An HRA should be designed as part of a broader benefits strategy that considers plan costs, employee needs, documentation, and compliance.

5. Contraceptive Coverage Rules and Employer Responsibilities

The Trump administration also changed federal rules related to contraceptive coverage by expanding the types of employers and organizations that could qualify for exemptions based on religious or moral objections.

For employers, this issue required careful handling. It was not only a benefits design question. It also involved compliance, employee communication, workplace expectations, and potential employee relations concerns.

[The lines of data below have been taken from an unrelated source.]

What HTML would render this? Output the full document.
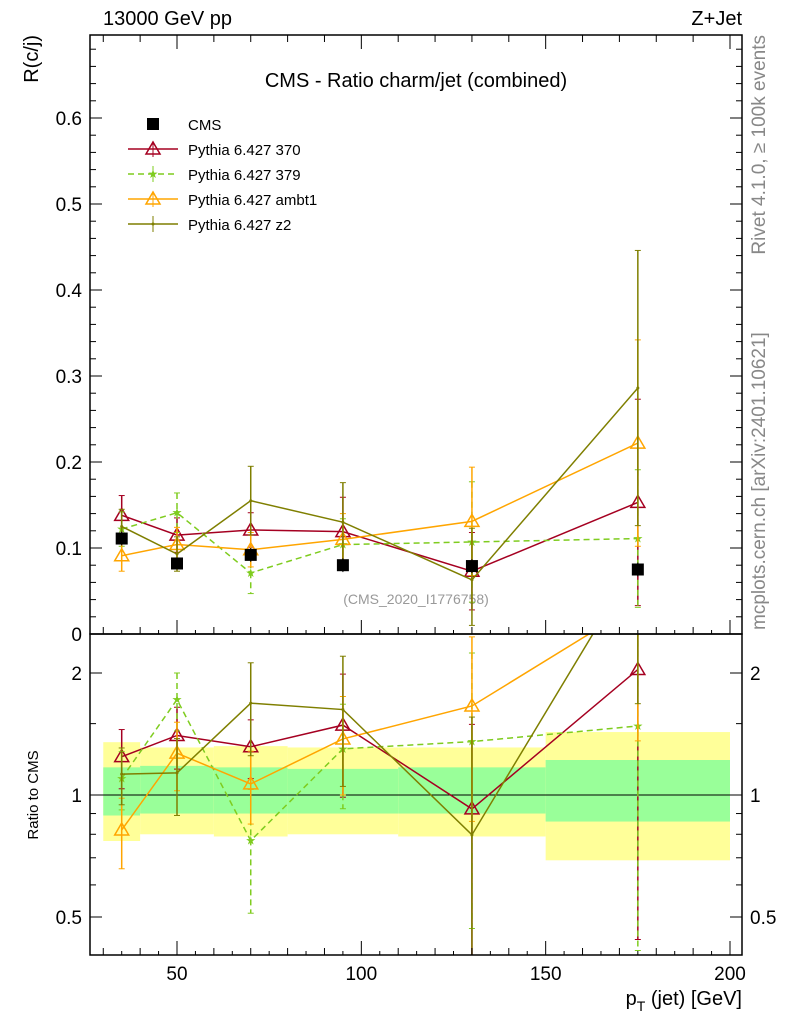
<!DOCTYPE html>
<html><head><meta charset="utf-8"><style>
html,body{margin:0;padding:0;background:#fff;width:786px;height:1024px;overflow:hidden}
svg{display:block}
text{font-family:"Liberation Sans",sans-serif}
</style></head><body>
<svg id="c" width="786" height="1024" xmlns="http://www.w3.org/2000/svg">
<text x="103" y="25" font-size="20">13000 GeV pp</text>
<text x="742" y="25" font-size="20" text-anchor="end">Z+Jet</text>
<text x="416" y="87" font-size="20" text-anchor="middle">CMS - Ratio charm/jet (combined)</text>
<text x="416" y="604" font-size="14" fill="#999" text-anchor="middle">(CMS_2020_I1776758)</text>
<text transform="translate(38,35) rotate(-90)" font-size="20" text-anchor="end">R(c/j)</text>
<text transform="translate(38,795) rotate(-90)" font-size="15" text-anchor="middle">Ratio to CMS</text>
<text x="742" y="1005" font-size="20" text-anchor="end">p<tspan font-size="14" dy="6">T</tspan><tspan dy="-6"> (jet) [GeV]</tspan></text>
<text transform="translate(765,35) rotate(-90)" font-size="19" fill="#888" text-anchor="end">Rivet 4.1.0, ≥ 100k events</text>
<text transform="translate(765,630) rotate(-90)" font-size="19" fill="#888">mcplots.cern.ch [arXiv:2401.10621]</text>
<g id="g"></g>
</svg>
<script>
const xs=[35,50,70,95,130,175];
const edges=[30,40,60,80,110,150,200];
const cms=[0.111,0.082,0.092,0.080,0.079,0.075];
const cmsErr=[0.008,0.007,0.008,0.008,0.008,0.008];
const p370=[0.138,0.115,0.121,0.119,0.073,0.153];
const e370=[0.023,0.02,0.02,0.04,0.045,0.12];
const p379=[0.122,0.141,0.071,0.104,0.107,0.111];
const e379=[0.02,0.023,0.024,0.03,0.07,0.08];
const pamb=[0.091,0.104,0.098,0.110,0.131,0.222];
const eamb=[0.018,0.02,0.02,0.03,0.063,0.12];
const pz2=[0.125,0.093,0.155,0.130,0.063,0.286];
const ez2=[0.02,0.02,0.04,0.046,0.06,0.16];
const bandYelHi=[1.35,1.31,1.32,1.31,1.31,1.43];
const bandYelLo=[0.77,0.80,0.79,0.80,0.79,0.69];
const bandGrnHi=[1.17,1.18,1.17,1.16,1.17,1.22];
const bandGrnLo=[0.89,0.90,0.90,0.90,0.90,0.86];
const mainTicks=[0,0.1,0.2,0.3,0.4,0.5,0.6];
const ratioTicks=[0.5,1,2];
const xTicks=[50,100,150,200];

const L=90,R=742,T1=35,B1=634,B2=955;
const X=v=>177+(v-50)*553/150;
const Y=v=>634-v*860;
const YR=v=>795-Math.log2(v)*122;
const g=document.getElementById('g');
const NS='http://www.w3.org/2000/svg';
function el(t,a,p){const e=document.createElementNS(NS,t);for(const k in a)e.setAttribute(k,a[k]);(p||g).appendChild(e);return e;}
const defs=el('defs',{});
const c1=el('clipPath',{id:'c1'},defs);el('rect',{x:L,y:T1,width:R-L,height:B1-T1},c1);
const c2=el('clipPath',{id:'c2'},defs);el('rect',{x:L,y:B1,width:R-L,height:B2-B1},c2);
const gm=el('g',{'clip-path':'url(#c1)'});


const gr=el('g',{'clip-path':'url(#c2)'});


for(let i=0;i<6;i++){
 const x0=X(edges[i]),x1=X(edges[i+1]);
 const y=el('rect',{x:x0,y:YR(bandYelHi[i]),width:x1-x0,height:YR(bandYelLo[i])-YR(bandYelHi[i]),fill:'#ffff99'},gr);
 
 
 const gg=el('rect',{x:x0,y:YR(bandGrnHi[i]),width:x1-x0,height:YR(bandGrnLo[i])-YR(bandGrnHi[i]),fill:'#99ff99'},gr);
 
 
}
el('line',{x1:L,x2:R,y1:YR(1),y2:YR(1),stroke:'#000','stroke-width':1},gr);
function marker(type,x,y,col,par){
 if(type==='tri'){el('path',{d:`M${x},${y-7}L${x+7},${y+5}L${x-7},${y+5}Z`,fill:'none',stroke:col,'stroke-width':1.5},par);}
 else if(type==='star'){el('text',{x:x,y:y+4,'font-size':12,fill:col,'text-anchor':'middle'},par).textContent='★';}
 else if(type==='dot'){el('circle',{cx:x,cy:y,r:1.5,fill:col},par);}
}
const series=[
 {n:'pythia-370',v:p370,e:e370,c:'#a50021',d:'',m:'tri'},
 {n:'pythia-379',v:p379,e:e379,c:'#7fcc1f',d:'6,4',m:'star'},
 {n:'pythia-ambt1',v:pamb,e:eamb,c:'#ffa500',d:'',m:'tri'},
 {n:'pythia-z2',v:pz2,e:ez2,c:'#7f7f00',d:'',m:'dot'}];
series.forEach(s=>{
 [[gm,Y,s.v,s.e],[gr,YR,s.v.map((v,i)=>v/cms[i]),s.e.map((e,i)=>e/cms[i])]].forEach(([par,fy,vals,errs])=>{
  const sg=el('g',{},par);
  
  
  el('polyline',{points:xs.map((x,i)=>X(x)+','+fy(vals[i])).join(' '),fill:'none',stroke:s.c,'stroke-width':1.5,'stroke-dasharray':s.d},sg);
  xs.forEach((x,i)=>{
   const lo=Math.max(vals[i]-errs[i],0.01);
   el('line',{x1:X(x),x2:X(x),y1:fy(vals[i]+errs[i]),y2:fy(lo),stroke:s.c,'stroke-width':1.5,'stroke-dasharray':s.d},sg);
   el('line',{x1:X(x)-3,x2:X(x)+3,y1:fy(vals[i]+errs[i]),y2:fy(vals[i]+errs[i]),stroke:s.c},sg);
   el('line',{x1:X(x)-3,x2:X(x)+3,y1:fy(lo),y2:fy(lo),stroke:s.c},sg);
   marker(s.m,X(x),fy(vals[i]),s.c,sg);
  });
 });
});
xs.forEach((x,i)=>{
 const r=el('rect',{x:X(x)-6,y:Y(cms[i])-6,width:12,height:12,fill:'#000'},gm);
 
 
 el('line',{x1:X(x),x2:X(x),y1:Y(cms[i]+cmsErr[i]),y2:Y(cms[i]-cmsErr[i]),stroke:'#000'},gm);
});
el('rect',{x:L,y:T1,width:R-L,height:B1-T1,fill:'none',stroke:'#000','stroke-width':1.5});
el('rect',{x:L,y:B1,width:R-L,height:B2-B1,fill:'none',stroke:'#000','stroke-width':1.5});
mainTicks.forEach(t=>{
 el('line',{x1:L,x2:L+12,y1:Y(t),y2:Y(t),stroke:'#000'});el('line',{x1:R-12,x2:R,y1:Y(t),y2:Y(t),stroke:'#000'});
 const tx=el('text',{x:82,y:Y(t)+7,'font-size':19,'text-anchor':'end'});tx.textContent=t===0?'0':t.toFixed(1);
 
 
 for(let k=1;k<5;k++){const yy=Y(t+k*0.02);if(yy>T1){el('line',{x1:L,x2:L+6,y1:yy,y2:yy,stroke:'#000'});el('line',{x1:R-6,x2:R,y1:yy,y2:yy,stroke:'#000'});}}
});
ratioTicks.forEach(t=>{
 el('line',{x1:L,x2:L+12,y1:YR(t),y2:YR(t),stroke:'#000'});el('line',{x1:R-12,x2:R,y1:YR(t),y2:YR(t),stroke:'#000'});
 const a=el('text',{x:82,y:YR(t)+7,'font-size':19,'text-anchor':'end'});a.textContent=String(t);
 
 
 const b=el('text',{x:750,y:YR(t)+7,'font-size':19});b.textContent=String(t);
 
 
});
[0.6,0.7,0.8,0.9,1.5].forEach(t=>{el('line',{x1:L,x2:L+6,y1:YR(t),y2:YR(t),stroke:'#000'});el('line',{x1:R-6,x2:R,y1:YR(t),y2:YR(t),stroke:'#000'});});
for(let v=30;v<=200;v+=10){const big=v%50===0,h=big?14:7;
 [B1,B2].forEach(yb=>{el('line',{x1:X(v),x2:X(v),y1:yb,y2:yb-h,stroke:'#000'});});
 el('line',{x1:X(v),x2:X(v),y1:T1,y2:T1+h,stroke:'#000'});}
for(let v=35;v<=200;v+=10){[B1,B2].forEach(yb=>el('line',{x1:X(v),x2:X(v),y1:yb,y2:yb-4,stroke:'#000'}));}
xTicks.forEach(t=>{const a=el('text',{x:X(t),y:980,'font-size':19,'text-anchor':'middle'});a.textContent=String(t);
 
 });
const lg=el('g',{});


el('rect',{x:147,y:118,width:12,height:12,fill:'#000'},lg);
const labels=['CMS','Pythia 6.427 370','Pythia 6.427 379','Pythia 6.427 ambt1','Pythia 6.427 z2'];
labels.forEach((l,i)=>{const t=el('text',{x:188,y:130+i*25,'font-size':15},lg);t.textContent=l;
 
 });
series.forEach((s,i)=>{const y=149+i*25;
 el('line',{x1:128,x2:178,y1:y,y2:y,stroke:s.c,'stroke-width':1.5,'stroke-dasharray':s.d},lg);
 el('line',{x1:153,x2:153,y1:y-8,y2:y+8,stroke:s.c,'stroke-dasharray':s.d},lg);
 marker(s.m,153,y,s.c,lg);});
</script>
</body></html>
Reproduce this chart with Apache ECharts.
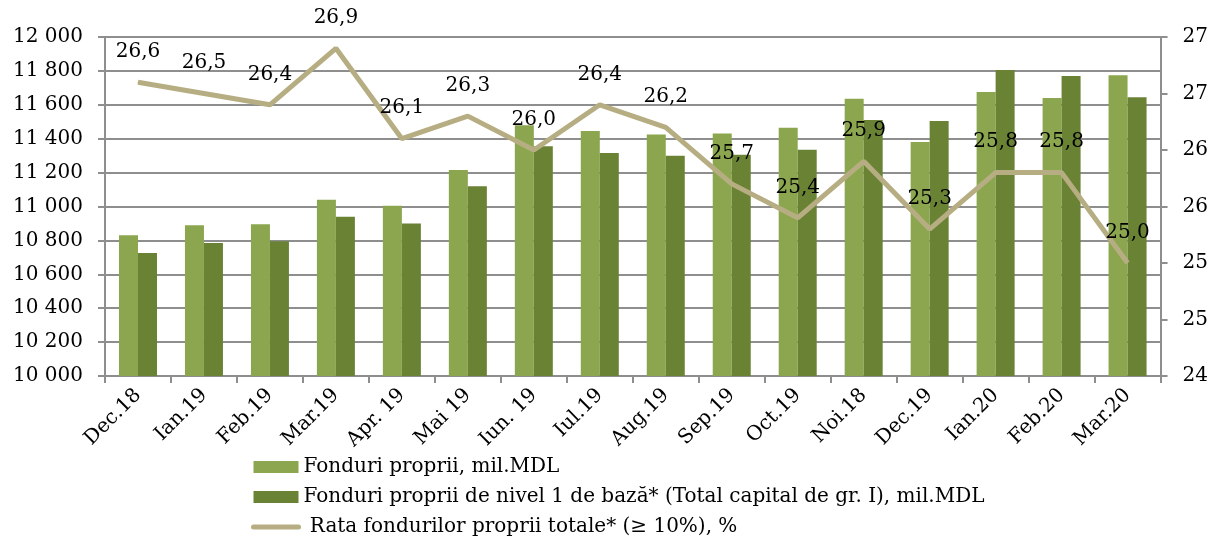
<!DOCTYPE html>
<html>
<head>
<meta charset="utf-8">
<script src="https://cdn.jsdelivr.net/npm/echarts@6/dist/echarts.min.js"></script>
<style>
html,body{margin:0;padding:0;background:#fff;}
#chart{width:1211px;height:542px;}
</style>
</head>
<body>
<div id="chart"></div>
<script>
// date
var luni = ['Dec.18','Ian.19','Feb.19','Mar.19','Apr. 19','Mai 19','Iun. 19','Iul.19','Aug.19','Sep.19','Oct.19','Noi.18','Dec.19','Ian.20','Feb.20','Mar.20'];
var fonduriProprii = [10830,10890,10895,11040,11005,11215,11480,11445,11425,11430,11465,11635,11380,11675,11640,11775];
var fonduriNivel1 = [10725,10785,10795,10940,10900,11120,11355,11315,11300,11305,11335,11510,11505,11805,11770,11645];
var rata = [26.6,26.5,26.4,26.9,26.1,26.3,26.0,26.4,26.2,25.7,25.4,25.9,25.3,25.8,25.8,25.0];
var numeSerii = ['Fonduri proprii, mil.MDL','Fonduri proprii de nivel 1 de bază* (Total capital de gr. I), mil.MDL',' Rata fondurilor proprii totale* (≥ 10%), %'];

var font = 'DejaVu Serif';
var gri = '#8e8e8e';
var fs = 20;

var myChart = echarts.init(document.getElementById('chart'));
var option = {
    animation: false,
    textStyle: {fontFamily: font},
    grid: {left: 105, right: 50, top: 37, bottom: 166, containLabel: false},
    legend: {
        orient: 'vertical',
        left: 251,
        top: 457,
        height: 110,
        padding: 0,
        itemWidth: 45,
        itemHeight: 12,
        itemGap: 10,
        textStyle: {fontFamily: font, fontSize: fs, color: '#000'},
        data: [
            {name: numeSerii[0], icon: 'rect'},
            {name: numeSerii[1], icon: 'rect'},
            {name: numeSerii[2], itemStyle: {opacity: 0}, lineStyle: {width: 5, cap: 'round'}}
        ]
    },
    xAxis: [{
        type: 'category',
        data: luni,
        axisLine: {lineStyle: {color: gri, width: 2}},
        axisTick: {show: true, length: 7, lineStyle: {color: gri, width: 2}},
        axisLabel: {rotate: 45, interval: 0, fontSize: fs, color: '#000', fontFamily: font, margin: 16}
    }],
    yAxis: [{
        type: 'value',
        min: 10000,
        max: 12000,
        interval: 200,
        axisLine: {show: true, lineStyle: {color: gri, width: 2}},
        axisTick: {show: true, length: 7, lineStyle: {color: gri, width: 2}},
        splitLine: {lineStyle: {color: gri, width: 2}},
        axisLabel: {
            fontSize: fs, color: '#000', fontFamily: font, margin: 22,
            formatter: function (v) { return String(v).replace(/\B(?=(\d{3})+(?!\d))/g, ' '); }
        }
    }, {
        type: 'value',
        min: 24,
        max: 27,
        interval: 0.5,
        position: 'right',
        axisLine: {show: true, lineStyle: {color: gri, width: 2}},
        axisTick: {show: true, length: 7, lineStyle: {color: gri, width: 2}},
        splitLine: {show: false},
        axisLabel: {
            fontSize: fs, color: '#000', fontFamily: font, margin: 22,
            formatter: function (v) { return Math.round(v); }
        }
    }],
    series: [{
        name: numeSerii[0],
        type: 'bar',
        data: fonduriProprii,
        barWidth: 19,
        barGap: '0%',
        itemStyle: {color: '#8ba64e'}
    }, {
        name: numeSerii[1],
        type: 'bar',
        data: fonduriNivel1,
        barWidth: 19,
        itemStyle: {color: '#6a8234'}
    }, {
        name: numeSerii[2],
        type: 'line',
        yAxisIndex: 1,
        data: rata,
        symbol: 'circle',
        symbolSize: 1,
        showSymbol: true,
        z: 5,
        lineStyle: {color: '#b6ae82', width: 5},
        itemStyle: {color: '#b6ae82'},
        label: {
            show: true,
            position: 'top',
            distance: 20,
            fontSize: fs,
            color: '#000',
            fontFamily: font,
            formatter: function (p) { return p.value.toFixed(1).replace('.', ','); }
        }
    }]
};
myChart.setOption(option);
</script>
</body>
</html>
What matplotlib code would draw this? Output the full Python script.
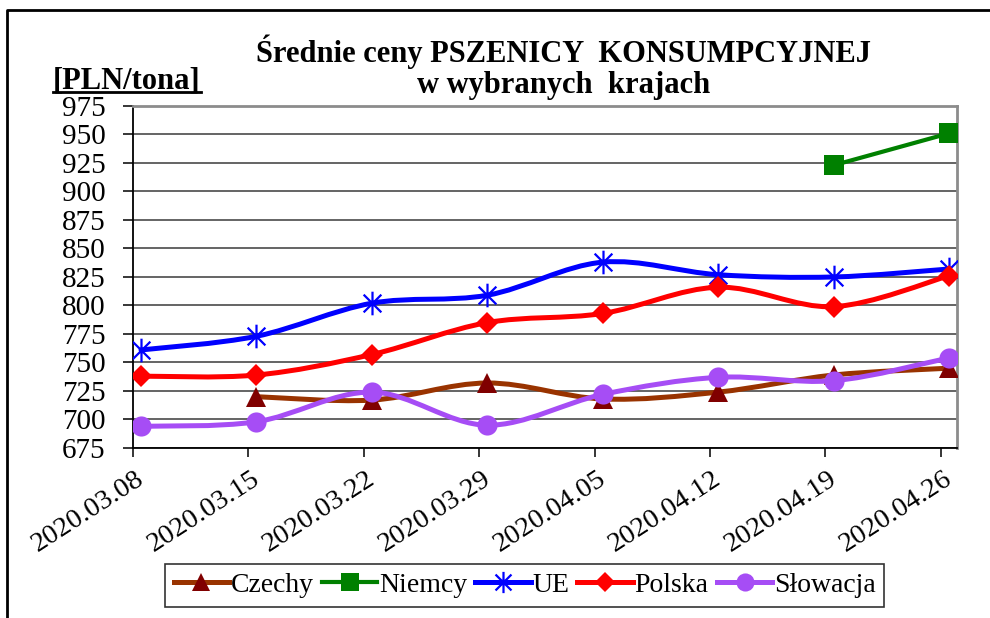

Employers considering any change to contraceptive coverage should review the rules carefully before making plan changes. They should also consider how a change could affect employees who relied on the benefit.

Because this area can involve legal, regulatory, and employee relations concerns, employers should speak with qualified benefits and legal advisors before changing contraceptive coverage.

Employer Takeaways

Employers should not assume every healthcare policy change directly affects their group plan. However, they should be ready to explain how employer-sponsored coverage differs from marketplace coverage, especially when employees have questions about cost, subsidies, and plan value.

Employers should also avoid comparing plans based on premium alone. Plan design, covered services, network access, employee eligibility, exclusions, compliance obligations, and employee experience all matter.

Before changing a benefits strategy, employers should review current plan documents, renewal pricing, carrier guidance, employee needs, and compliance obligations. Even a cost-saving change can create confusion if employees do not understand what is covered, what is changing, and where to go for help.

Review Your Benefits Strategy With JS Benefits Group

Healthcare rules can change quickly, but employers still need practical, compliant benefits decisions. JS Benefits Group helps businesses compare plan options, review renewal strategy, understand employee communication needs, and make informed decisions about group health coverage.

Whether your business is reviewing health plan renewals, considering new coverage options, or trying to answer employee benefits questions, our team can help you move forward with more clarity. The right benefits strategy should support your budget, your compliance responsibilities, and your employees.

For more information, call JS Benefits Group at (877) 355-6070 or email info@jsbenefitsgroup.com.

Important Note

This article is for general informational purposes only and should not be treated as legal, tax, or compliance advice. Employers should consult qualified benefits, legal, or compliance professionals before making changes to their health plan or employee benefits program.

FAQ

Did the 2017 executive order repeal Obamacare?

No. The executive order did not repeal the Affordable Care Act. It directed federal agencies to consider rule changes related to association health plans, short-term limited-duration insurance, and health reimbursement arrangements.

Were employer-sponsored health plans directly affected?

Some employer-sponsored plans were not directly affected by every change. However, employers still needed to monitor the broader market because policy changes can influence premiums, employee questions, coverage comparisons, and renewal strategy.

Are association health plans always better for small businesses?

No. Association health plans may offer lower premiums in some situations, but employers still need to review coverage levels, networks, exclusions, compliance requirements, and employee needs before choosing a plan.

Is this executive order still relevant for employers today?

Yes, but mostly as a benefits planning lesson. The 2017 order shows how federal healthcare policy can affect plan options, employee questions, and market conditions. Employers should always review healthcare policy changes with a benefits advisor before changing coverage.